Can you transcribe every line exactly and leave the pictures behind?

§ Data for this exercise
+--

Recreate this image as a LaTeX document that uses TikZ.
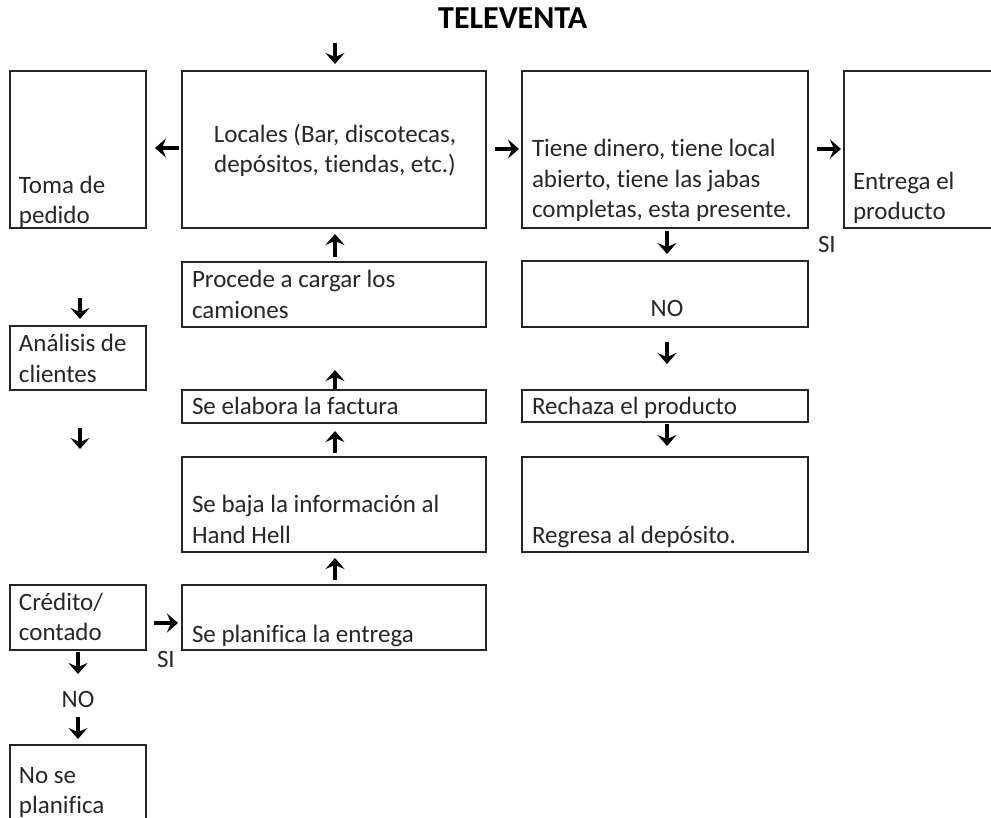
\documentclass[tikz,border=0pt]{standalone}
\usepackage{fontspec}
\setmainfont{Carlito}[Ligatures=NoCommon]
\usetikzlibrary{arrows.meta,fit}

\tikzset{
  box/.style={draw=black!85, line width=1.4pt, inner sep=0pt, outer sep=0pt, rectangle},
  txt/.style={inner sep=0pt, outer sep=0pt, anchor=base west, text=black!85,
    font=\fontsize{25}{30}\selectfont},
  ctxt/.style={txt, anchor=base},
  ttl/.style={inner sep=0pt, anchor=base west, text=black,
    font=\fontsize{32}{36}\selectfont\bfseries},
  garrow/.style={line width=4pt, black,
    -{Stealth[length=11pt,width=19pt,inset=4pt]}},
}

\begin{document}
\begin{tikzpicture}[x=1pt,y=-1pt]
\useasboundingbox (0,0) rectangle (991,818);
\clip (0,0) rectangle (991,818);

% title
\node[ttl] (title) at (438,29) {TELEVENTA};

% boxes
\node[box, fit={(10,71) (146,228)}]   (toma) {};
\node[box, fit={(182,71) (486,228)}]  (loc) {};
\node[box, fit={(522,71) (808,228)}]  (tiene) {};
\node[box, fit={(844,71) (1005,228)}] (entrega) {};
\node[box, fit={(182,262) (486,327)}] (procede) {};
\node[box, fit={(522,261) (808,327)}] (nobox) {};
\node[box, fit={(10,326) (146,390)}]  (analisis) {};
\node[box, fit={(182,390) (486,423)}] (elabora) {};
\node[box, fit={(522,390) (808,422)}] (rechaza) {};
\node[box, fit={(182,457) (486,552)}] (baja) {};
\node[box, fit={(522,457) (808,552)}] (regresa) {};
\node[box, fit={(10,585) (146,650)}]  (credito) {};
\node[box, fit={(182,585) (486,650)}] (planifica) {};
\node[box, fit={(10,745) (146,840)}]  (nose) {};

% box texts
\node[txt] (t-toma1) at (19,194) {Toma de};
\node[txt] (t-toma2) at (19,224) {pedido};
\node[ctxt] (t-loc1) at (335,143) {Locales (Bar, discotecas,};
\node[ctxt] (t-loc2) at (335,173) {depósitos, tiendas, etc.)};
\node[txt] (t-tie1) at (532,157) {Tiene dinero, tiene local};
\node[txt] (t-tie2) at (532,188) {abierto, tiene las jabas};
\node[txt] (t-tie3) at (532,218) {completas, esta presente.};
\node[txt] (t-ent1) at (853,190) {Entrega el};
\node[txt] (t-ent2) at (853,220) {producto};
\node[txt] (t-pro1) at (192,288) {Procede a cargar los};
\node[txt] (t-pro2) at (192,319) {camiones};
\node[ctxt] (t-no) at (667,317) {NO};
\node[txt] (t-ana1) at (19,352) {Análisis de};
\node[txt] (t-ana2) at (19,382) {clientes};
\node[txt] (t-ela) at (192,414) {Se elabora la factura};
\node[txt] (t-rec) at (532,414) {Rechaza el producto};
\node[txt] (t-baj1) at (192,512) {Se baja la información al};
\node[txt] (t-baj2) at (192,543) {Hand Hell};
\node[txt] (t-reg) at (532,543) {Regresa al depósito.};
\node[txt] (t-cre1) at (19,610) {Crédito/};
\node[txt] (t-cre2) at (19,640) {contado};
\node[txt] (t-pla) at (192,642) {Se planifica la entrega};
\node[txt] (t-nos1) at (19,783) {No se};
\node[txt] (t-nos2) at (19,813) {planifica};

% free labels
\node[txt] (si1) at (818,253) {SI};
\node[txt] (si2) at (157,667) {SI};
\node[ctxt] (no2) at (78,707) {NO};

% arrow end points
\coordinate (a1s) at (335,43);  \coordinate (a1e) at (335,64);
\coordinate (a2s) at (179,148); \coordinate (a2e) at (155,148);
\coordinate (a3s) at (495,149); \coordinate (a3e) at (519,149);
\coordinate (a4s) at (817,149); \coordinate (a4e) at (841,149);
\coordinate (a5s) at (335,257); \coordinate (a5e) at (335,234);
\coordinate (a6s) at (667,231); \coordinate (a6e) at (667,254);
\coordinate (a7s) at (80,298);  \coordinate (a7e) at (80,319);
\coordinate (a8s) at (335,389); \coordinate (a8e) at (335,370);
\coordinate (a9s) at (667,342); \coordinate (a9e) at (667,364);
\coordinate (a10s) at (80,428); \coordinate (a10e) at (80,449);
\coordinate (a11s) at (335,453); \coordinate (a11e) at (335,431);
\coordinate (a12s) at (667,424); \coordinate (a12e) at (667,446);
\coordinate (a13s) at (335,580); \coordinate (a13e) at (335,558);
\coordinate (a14s) at (154,623); \coordinate (a14e) at (178,623);
\coordinate (a15s) at (78,652); \coordinate (a15e) at (78,674);
\coordinate (a16s) at (78,717); \coordinate (a16e) at (78,739);

% arrows
\foreach \i in {1,...,16} {
  \draw[garrow] (a\i s) -- (a\i e);
}
\end{tikzpicture}
\end{document}
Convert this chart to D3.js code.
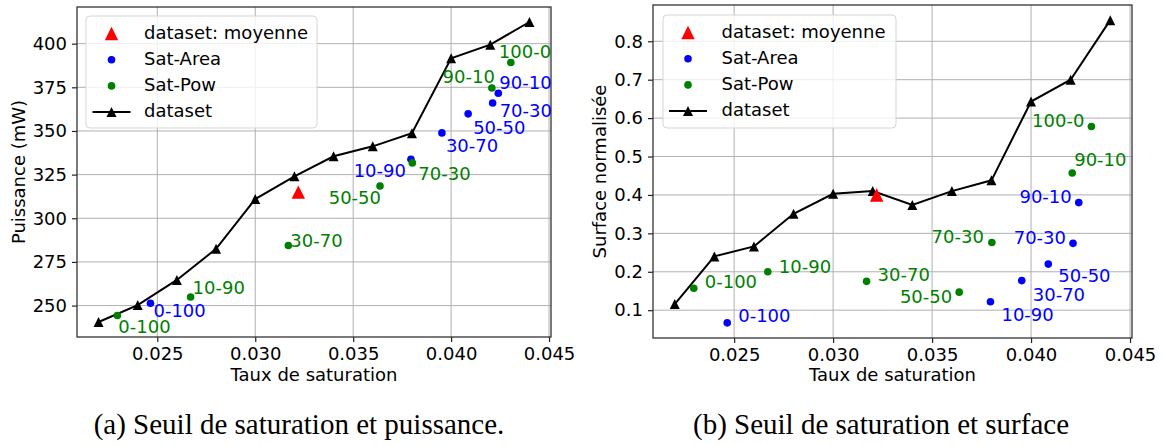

+--

§ Response
Recreate this image as a LaTeX document that uses TikZ.
\documentclass[tikz,border=0pt]{standalone}
\usepackage{fontspec}
\setmainfont{Carlito}[Ligatures=NoCommon]
\usetikzlibrary{arrows.meta,fit}

\tikzset{
  box/.style={draw=black!85, line width=1.4pt, inner sep=0pt, outer sep=0pt, rectangle},
  txt/.style={inner sep=0pt, outer sep=0pt, anchor=base west, text=black!85,
    font=\fontsize{25}{30}\selectfont},
  ctxt/.style={txt, anchor=base},
  ttl/.style={inner sep=0pt, anchor=base west, text=black,
    font=\fontsize{32}{36}\selectfont\bfseries},
  garrow/.style={line width=4pt, black,
    -{Stealth[length=11pt,width=19pt,inset=4pt]}},
}

\begin{document}
\begin{tikzpicture}[x=1pt,y=-1pt]
\useasboundingbox (0,0) rectangle (991,818);
\clip (0,0) rectangle (991,818);

% title
\node[ttl] (title) at (438,29) {TELEVENTA};

% boxes
\node[box, fit={(10,71) (146,228)}]   (toma) {};
\node[box, fit={(182,71) (486,228)}]  (loc) {};
\node[box, fit={(522,71) (808,228)}]  (tiene) {};
\node[box, fit={(844,71) (1005,228)}] (entrega) {};
\node[box, fit={(182,262) (486,327)}] (procede) {};
\node[box, fit={(522,261) (808,327)}] (nobox) {};
\node[box, fit={(10,326) (146,390)}]  (analisis) {};
\node[box, fit={(182,390) (486,423)}] (elabora) {};
\node[box, fit={(522,390) (808,422)}] (rechaza) {};
\node[box, fit={(182,457) (486,552)}] (baja) {};
\node[box, fit={(522,457) (808,552)}] (regresa) {};
\node[box, fit={(10,585) (146,650)}]  (credito) {};
\node[box, fit={(182,585) (486,650)}] (planifica) {};
\node[box, fit={(10,745) (146,840)}]  (nose) {};

% box texts
\node[txt] (t-toma1) at (19,194) {Toma de};
\node[txt] (t-toma2) at (19,224) {pedido};
\node[ctxt] (t-loc1) at (335,143) {Locales (Bar, discotecas,};
\node[ctxt] (t-loc2) at (335,173) {depósitos, tiendas, etc.)};
\node[txt] (t-tie1) at (532,157) {Tiene dinero, tiene local};
\node[txt] (t-tie2) at (532,188) {abierto, tiene las jabas};
\node[txt] (t-tie3) at (532,218) {completas, esta presente.};
\node[txt] (t-ent1) at (853,190) {Entrega el};
\node[txt] (t-ent2) at (853,220) {producto};
\node[txt] (t-pro1) at (192,288) {Procede a cargar los};
\node[txt] (t-pro2) at (192,319) {camiones};
\node[ctxt] (t-no) at (667,317) {NO};
\node[txt] (t-ana1) at (19,352) {Análisis de};
\node[txt] (t-ana2) at (19,382) {clientes};
\node[txt] (t-ela) at (192,414) {Se elabora la factura};
\node[txt] (t-rec) at (532,414) {Rechaza el producto};
\node[txt] (t-baj1) at (192,512) {Se baja la información al};
\node[txt] (t-baj2) at (192,543) {Hand Hell};
\node[txt] (t-reg) at (532,543) {Regresa al depósito.};
\node[txt] (t-cre1) at (19,610) {Crédito/};
\node[txt] (t-cre2) at (19,640) {contado};
\node[txt] (t-pla) at (192,642) {Se planifica la entrega};
\node[txt] (t-nos1) at (19,783) {No se};
\node[txt] (t-nos2) at (19,813) {planifica};

% free labels
\node[txt] (si1) at (818,253) {SI};
\node[txt] (si2) at (157,667) {SI};
\node[ctxt] (no2) at (78,707) {NO};

% arrow end points
\coordinate (a1s) at (335,43);  \coordinate (a1e) at (335,64);
\coordinate (a2s) at (179,148); \coordinate (a2e) at (155,148);
\coordinate (a3s) at (495,149); \coordinate (a3e) at (519,149);
\coordinate (a4s) at (817,149); \coordinate (a4e) at (841,149);
\coordinate (a5s) at (335,257); \coordinate (a5e) at (335,234);
\coordinate (a6s) at (667,231); \coordinate (a6e) at (667,254);
\coordinate (a7s) at (80,298);  \coordinate (a7e) at (80,319);
\coordinate (a8s) at (335,389); \coordinate (a8e) at (335,370);
\coordinate (a9s) at (667,342); \coordinate (a9e) at (667,364);
\coordinate (a10s) at (80,428); \coordinate (a10e) at (80,449);
\coordinate (a11s) at (335,453); \coordinate (a11e) at (335,431);
\coordinate (a12s) at (667,424); \coordinate (a12e) at (667,446);
\coordinate (a13s) at (335,580); \coordinate (a13e) at (335,558);
\coordinate (a14s) at (154,623); \coordinate (a14e) at (178,623);
\coordinate (a15s) at (78,652); \coordinate (a15e) at (78,674);
\coordinate (a16s) at (78,717); \coordinate (a16e) at (78,739);

% arrows
\foreach \i in {1,...,16} {
  \draw[garrow] (a\i s) -- (a\i e);
}
\end{tikzpicture}
\end{document}
Convert this chart to D3.js code.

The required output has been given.